(Dataset records)
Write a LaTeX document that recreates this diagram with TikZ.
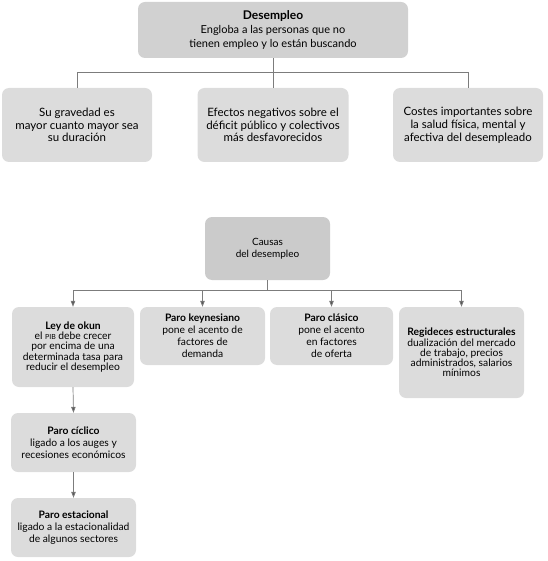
\documentclass[tikz,border=0pt]{standalone}
\usepackage{fontspec}
\setmainfont{Lato}
\usetikzlibrary{arrows.meta}
\definecolor{boxgray}{HTML}{DCDCDC}
\definecolor{darkgray}{HTML}{CBCBCB}
\definecolor{linegray}{HTML}{7C7C7C}
\tikzset{
  card/.style={fill=boxgray, rounded corners=7pt, align=center, inner sep=0pt,
    font=\fontsize{11.5}{12.8}\selectfont},
  small/.style={card, font=\fontsize{10.3}{12}\selectfont},
  tight/.style={font=\fontsize{10.3}{10.2}\selectfont},
  link/.style={draw=linegray, line width=0.7pt},
  arr/.style={link, -{Triangle[width=4.5pt,length=6pt,fill=black!65]}}
}
\newcommand{\pib}{{\fontsize{7}{7}\selectfont PIB}}
\begin{document}
\begin{tikzpicture}[x=1pt,y=-1pt]
\useasboundingbox (0,0) rectangle (547,561);
% what unemployment is
\node[card, fill=boxgray!95!black, minimum width=270, minimum height=56,
  font=\fontsize{11}{13.8}\selectfont] (desempleo) at (273,30)
  {{\fontsize{12}{13.8}\selectfont\textbf{Desempleo}}\\Engloba a las personas que no\\tienen empleo y lo están buscando};
\node[card, minimum width=150, minimum height=74] (gravedad) at (77,125)
  {Su gravedad es\\mayor cuanto mayor sea\\su duración};
\node[card, minimum width=151, minimum height=74] (efectos) at (273,125)
  {Efectos negativos sobre el\\déficit público y colectivos\\más desfavorecidos};
\node[card, minimum width=150, minimum height=74] (costes) at (468,125)
  {Costes importantes sobre\\la salud física, mental y\\afectiva del desempleado};
\coordinate (tj) at (273,72);
\draw[link] (desempleo.south) -- (tj);
\draw[link] (gravedad.north) -- (gravedad.north |- tj) -- (costes.north |- tj) -- (costes.north);
\draw[link] (efectos.north |- tj) -- (efectos.north);
% causes
\node[small, fill=darkgray, minimum width=125, minimum height=63,
  font=\fontsize{10}{12.5}\selectfont] (causas) at (267.5,248.5) {Causas\\del desempleo};
\node[small, tight, minimum width=122, minimum height=80] (okun) at (73,347)
  {\textbf{Ley de okun}\\el \pib{} debe crecer\\por encima de una\\determinada tasa para\\reducir el desempleo};
\node[small, minimum width=125, minimum height=58] (keynes) at (202.5,336)
  {\textbf{Paro keynesiano}\\pone el acento de\\factores de\\demanda};
\node[small, minimum width=123, minimum height=58] (clasico) at (331.5,336)
  {\textbf{Paro clásico}\\pone el acento\\en factores\\de oferta};
\node[small, tight, minimum width=125, minimum height=91] (rigideces) at (461.5,352.5)
  {\textbf{Regideces estructurales}\\dualización del mercado\\de trabajo, precios\\administrados, salarios\\mínimos};
\node[small, minimum width=125, minimum height=59] (ciclico) at (73.5,442.5)
  {\textbf{Paro cíclico}\\ligado a los auges y\\recesiones económicos};
\node[small, minimum width=125, minimum height=59] (estacional) at (73.5,527.5)
  {\textbf{Paro estacional}\\ligado a la estacionalidad\\de algunos sectores};
\coordinate (bj) at (267.5,290);
\draw[link] (causas.south) -- (bj);
\draw[link] (okun.north |- bj) -- (rigideces.north |- bj);
\foreach \n in {okun,keynes,clasico,rigideces}
  \draw[arr] (\n.north |- bj) -- (\n.north);
\draw[arr] (okun.south) -- (ciclico.north);
\draw[arr] (ciclico.south) -- (estacional.north);
\end{tikzpicture}
\end{document}
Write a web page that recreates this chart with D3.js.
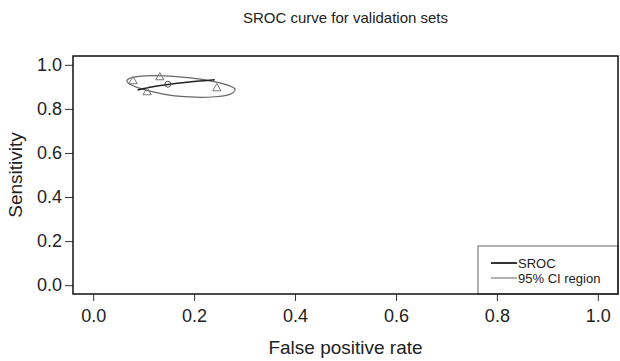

### Problem requirements
Going through the entries above line by line, work out how many lines include the word "that". Only the number is required.

### Exercise response
2